Data shown:
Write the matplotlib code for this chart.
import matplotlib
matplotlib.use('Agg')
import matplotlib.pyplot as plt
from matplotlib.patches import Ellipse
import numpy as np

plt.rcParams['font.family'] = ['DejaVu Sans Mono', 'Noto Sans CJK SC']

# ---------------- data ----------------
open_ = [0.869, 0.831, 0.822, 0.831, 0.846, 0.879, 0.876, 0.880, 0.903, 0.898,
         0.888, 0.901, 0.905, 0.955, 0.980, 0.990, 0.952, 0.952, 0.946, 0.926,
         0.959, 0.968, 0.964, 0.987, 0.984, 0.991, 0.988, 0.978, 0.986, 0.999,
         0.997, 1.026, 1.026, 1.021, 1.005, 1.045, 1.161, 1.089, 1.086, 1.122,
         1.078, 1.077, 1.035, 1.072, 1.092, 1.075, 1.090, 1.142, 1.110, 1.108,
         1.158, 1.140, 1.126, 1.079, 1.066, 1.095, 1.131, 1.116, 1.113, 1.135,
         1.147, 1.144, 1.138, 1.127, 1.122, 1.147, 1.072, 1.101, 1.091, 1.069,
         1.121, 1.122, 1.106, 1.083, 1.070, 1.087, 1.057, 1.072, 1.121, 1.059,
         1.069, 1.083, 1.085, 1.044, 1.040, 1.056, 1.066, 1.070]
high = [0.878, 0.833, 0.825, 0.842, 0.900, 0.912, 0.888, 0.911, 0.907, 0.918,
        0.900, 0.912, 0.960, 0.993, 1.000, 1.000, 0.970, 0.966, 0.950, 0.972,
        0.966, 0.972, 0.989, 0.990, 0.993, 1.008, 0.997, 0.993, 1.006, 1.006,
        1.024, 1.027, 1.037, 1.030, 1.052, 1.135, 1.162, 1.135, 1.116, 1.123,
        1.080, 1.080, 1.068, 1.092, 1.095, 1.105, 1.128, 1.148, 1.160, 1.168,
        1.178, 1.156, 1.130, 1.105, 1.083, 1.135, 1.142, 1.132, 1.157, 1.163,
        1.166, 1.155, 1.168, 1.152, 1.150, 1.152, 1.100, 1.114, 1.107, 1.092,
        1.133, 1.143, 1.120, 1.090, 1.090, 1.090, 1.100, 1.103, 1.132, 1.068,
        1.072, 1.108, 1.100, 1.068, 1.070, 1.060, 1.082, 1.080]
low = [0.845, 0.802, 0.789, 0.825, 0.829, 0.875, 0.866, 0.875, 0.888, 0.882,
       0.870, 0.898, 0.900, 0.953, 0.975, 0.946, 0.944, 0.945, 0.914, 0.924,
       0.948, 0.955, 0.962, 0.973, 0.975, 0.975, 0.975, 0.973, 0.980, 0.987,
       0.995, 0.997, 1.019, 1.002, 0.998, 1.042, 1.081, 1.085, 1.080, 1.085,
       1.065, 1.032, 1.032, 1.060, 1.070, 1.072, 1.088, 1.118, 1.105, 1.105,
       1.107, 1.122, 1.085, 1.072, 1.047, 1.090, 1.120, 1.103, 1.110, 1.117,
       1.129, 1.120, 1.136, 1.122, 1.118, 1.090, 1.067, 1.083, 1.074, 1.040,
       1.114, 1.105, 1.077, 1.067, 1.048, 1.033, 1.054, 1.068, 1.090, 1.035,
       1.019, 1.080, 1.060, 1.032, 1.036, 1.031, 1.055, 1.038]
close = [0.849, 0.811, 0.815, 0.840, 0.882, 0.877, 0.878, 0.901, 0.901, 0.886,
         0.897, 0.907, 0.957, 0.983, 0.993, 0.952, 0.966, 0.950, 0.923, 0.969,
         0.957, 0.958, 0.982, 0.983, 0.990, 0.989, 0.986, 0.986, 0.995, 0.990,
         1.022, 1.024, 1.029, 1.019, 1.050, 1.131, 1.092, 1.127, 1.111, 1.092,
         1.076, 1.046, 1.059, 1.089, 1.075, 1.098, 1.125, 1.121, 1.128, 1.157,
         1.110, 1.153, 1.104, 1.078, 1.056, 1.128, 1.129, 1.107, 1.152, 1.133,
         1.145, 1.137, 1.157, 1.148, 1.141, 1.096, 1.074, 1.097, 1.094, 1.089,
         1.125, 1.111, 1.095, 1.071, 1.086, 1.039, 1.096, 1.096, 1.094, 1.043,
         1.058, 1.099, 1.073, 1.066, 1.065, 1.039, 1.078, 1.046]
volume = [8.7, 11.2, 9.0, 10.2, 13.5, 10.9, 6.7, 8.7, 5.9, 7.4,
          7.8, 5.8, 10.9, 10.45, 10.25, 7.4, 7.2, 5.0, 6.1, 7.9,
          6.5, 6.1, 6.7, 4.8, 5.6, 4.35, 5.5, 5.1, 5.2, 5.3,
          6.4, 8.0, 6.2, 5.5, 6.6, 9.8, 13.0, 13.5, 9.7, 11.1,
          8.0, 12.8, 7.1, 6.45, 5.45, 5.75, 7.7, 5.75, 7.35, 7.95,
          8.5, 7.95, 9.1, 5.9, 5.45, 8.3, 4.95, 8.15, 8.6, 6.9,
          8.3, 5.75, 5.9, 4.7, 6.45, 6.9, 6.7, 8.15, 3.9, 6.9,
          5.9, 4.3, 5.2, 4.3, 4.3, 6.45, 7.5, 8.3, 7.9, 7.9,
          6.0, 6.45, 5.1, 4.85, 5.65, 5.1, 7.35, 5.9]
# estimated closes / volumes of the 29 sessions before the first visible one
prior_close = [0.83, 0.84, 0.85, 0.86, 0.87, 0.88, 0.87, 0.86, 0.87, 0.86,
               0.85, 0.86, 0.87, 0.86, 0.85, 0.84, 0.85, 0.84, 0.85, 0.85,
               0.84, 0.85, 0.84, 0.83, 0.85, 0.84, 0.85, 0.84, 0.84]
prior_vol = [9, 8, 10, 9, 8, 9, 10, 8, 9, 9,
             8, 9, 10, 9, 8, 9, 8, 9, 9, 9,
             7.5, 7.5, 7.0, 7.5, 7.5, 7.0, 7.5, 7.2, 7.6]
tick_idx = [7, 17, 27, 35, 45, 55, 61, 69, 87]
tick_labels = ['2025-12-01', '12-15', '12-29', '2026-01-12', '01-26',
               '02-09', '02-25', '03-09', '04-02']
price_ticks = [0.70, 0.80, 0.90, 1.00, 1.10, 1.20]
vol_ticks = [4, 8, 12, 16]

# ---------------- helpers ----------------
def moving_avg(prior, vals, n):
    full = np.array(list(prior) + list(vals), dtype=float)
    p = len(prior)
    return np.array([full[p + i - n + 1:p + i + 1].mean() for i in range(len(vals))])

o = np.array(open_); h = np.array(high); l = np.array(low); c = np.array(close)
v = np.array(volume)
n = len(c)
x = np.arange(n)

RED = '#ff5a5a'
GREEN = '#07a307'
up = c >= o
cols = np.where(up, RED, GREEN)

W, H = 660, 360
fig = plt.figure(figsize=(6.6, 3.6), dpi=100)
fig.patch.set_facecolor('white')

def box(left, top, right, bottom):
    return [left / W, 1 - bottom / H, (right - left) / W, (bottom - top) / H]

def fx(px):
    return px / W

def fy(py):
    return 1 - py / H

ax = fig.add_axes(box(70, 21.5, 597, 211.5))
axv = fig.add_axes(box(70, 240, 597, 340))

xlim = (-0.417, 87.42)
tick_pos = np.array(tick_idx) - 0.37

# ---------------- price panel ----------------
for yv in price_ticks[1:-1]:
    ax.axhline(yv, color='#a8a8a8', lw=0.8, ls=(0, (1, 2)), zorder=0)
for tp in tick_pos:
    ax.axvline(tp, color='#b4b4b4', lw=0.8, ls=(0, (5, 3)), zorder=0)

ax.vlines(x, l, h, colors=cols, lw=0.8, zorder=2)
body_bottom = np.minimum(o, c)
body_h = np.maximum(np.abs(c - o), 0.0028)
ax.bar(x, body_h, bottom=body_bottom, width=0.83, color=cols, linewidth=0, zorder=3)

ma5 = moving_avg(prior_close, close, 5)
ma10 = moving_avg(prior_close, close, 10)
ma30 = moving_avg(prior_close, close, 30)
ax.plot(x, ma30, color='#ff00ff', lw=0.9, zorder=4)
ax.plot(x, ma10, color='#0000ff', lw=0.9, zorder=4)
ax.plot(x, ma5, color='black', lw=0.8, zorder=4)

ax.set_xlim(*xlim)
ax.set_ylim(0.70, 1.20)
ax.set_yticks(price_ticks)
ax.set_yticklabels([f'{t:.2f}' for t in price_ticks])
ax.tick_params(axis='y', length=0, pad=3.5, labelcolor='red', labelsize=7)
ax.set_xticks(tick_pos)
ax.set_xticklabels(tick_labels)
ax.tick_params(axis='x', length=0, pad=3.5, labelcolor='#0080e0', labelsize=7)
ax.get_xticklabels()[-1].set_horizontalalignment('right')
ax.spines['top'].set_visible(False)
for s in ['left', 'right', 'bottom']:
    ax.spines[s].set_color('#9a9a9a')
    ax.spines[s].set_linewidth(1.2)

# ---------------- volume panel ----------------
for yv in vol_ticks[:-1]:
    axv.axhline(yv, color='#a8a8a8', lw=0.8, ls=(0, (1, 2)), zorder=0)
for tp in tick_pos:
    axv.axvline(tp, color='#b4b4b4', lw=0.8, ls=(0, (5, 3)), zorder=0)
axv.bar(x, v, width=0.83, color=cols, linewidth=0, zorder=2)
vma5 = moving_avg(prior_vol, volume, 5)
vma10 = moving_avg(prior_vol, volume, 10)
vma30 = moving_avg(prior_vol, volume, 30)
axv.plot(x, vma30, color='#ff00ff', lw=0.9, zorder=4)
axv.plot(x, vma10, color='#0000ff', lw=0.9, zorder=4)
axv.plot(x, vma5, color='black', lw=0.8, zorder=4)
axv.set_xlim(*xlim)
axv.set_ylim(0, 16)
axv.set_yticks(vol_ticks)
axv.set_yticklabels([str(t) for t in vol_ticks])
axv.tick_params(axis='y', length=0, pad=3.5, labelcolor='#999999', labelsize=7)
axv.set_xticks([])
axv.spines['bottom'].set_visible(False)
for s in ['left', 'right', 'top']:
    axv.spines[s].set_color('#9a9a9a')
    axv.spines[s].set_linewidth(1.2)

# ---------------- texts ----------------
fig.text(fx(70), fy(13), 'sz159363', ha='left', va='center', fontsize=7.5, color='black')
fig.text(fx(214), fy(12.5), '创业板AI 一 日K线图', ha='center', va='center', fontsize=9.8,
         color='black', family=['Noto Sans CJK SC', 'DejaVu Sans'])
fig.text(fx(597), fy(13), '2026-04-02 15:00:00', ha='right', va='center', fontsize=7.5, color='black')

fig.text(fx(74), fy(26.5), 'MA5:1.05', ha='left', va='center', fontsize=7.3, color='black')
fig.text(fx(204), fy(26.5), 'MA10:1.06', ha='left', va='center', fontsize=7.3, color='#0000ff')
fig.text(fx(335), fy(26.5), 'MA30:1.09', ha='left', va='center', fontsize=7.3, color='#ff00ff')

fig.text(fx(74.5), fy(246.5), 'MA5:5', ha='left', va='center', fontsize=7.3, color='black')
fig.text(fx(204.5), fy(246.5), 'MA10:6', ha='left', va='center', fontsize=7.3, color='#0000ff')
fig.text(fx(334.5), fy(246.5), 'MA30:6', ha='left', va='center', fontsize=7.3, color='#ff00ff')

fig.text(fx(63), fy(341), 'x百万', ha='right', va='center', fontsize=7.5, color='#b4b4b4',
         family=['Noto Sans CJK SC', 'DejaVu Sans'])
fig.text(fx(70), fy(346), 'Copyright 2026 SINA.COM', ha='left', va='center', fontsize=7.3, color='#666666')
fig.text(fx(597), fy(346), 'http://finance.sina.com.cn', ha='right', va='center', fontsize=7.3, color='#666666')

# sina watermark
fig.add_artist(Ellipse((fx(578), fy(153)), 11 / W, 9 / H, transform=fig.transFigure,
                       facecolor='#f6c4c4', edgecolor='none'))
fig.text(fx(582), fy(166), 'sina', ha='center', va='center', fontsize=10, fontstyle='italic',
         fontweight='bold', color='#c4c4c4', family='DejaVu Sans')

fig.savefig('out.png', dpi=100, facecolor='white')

Task to complete:
The required output is the exact run of lines from the beginning of the listing above to the line that contains "plt.rcParams['font.family'] = ['DejaVu", inclusive of both.

Correct output:
Write the matplotlib code for this chart.
import matplotlib
matplotlib.use('Agg')
import matplotlib.pyplot as plt
from matplotlib.patches import Ellipse
import numpy as np

plt.rcParams['font.family'] = ['DejaVu Sans Mono', 'Noto Sans CJK SC']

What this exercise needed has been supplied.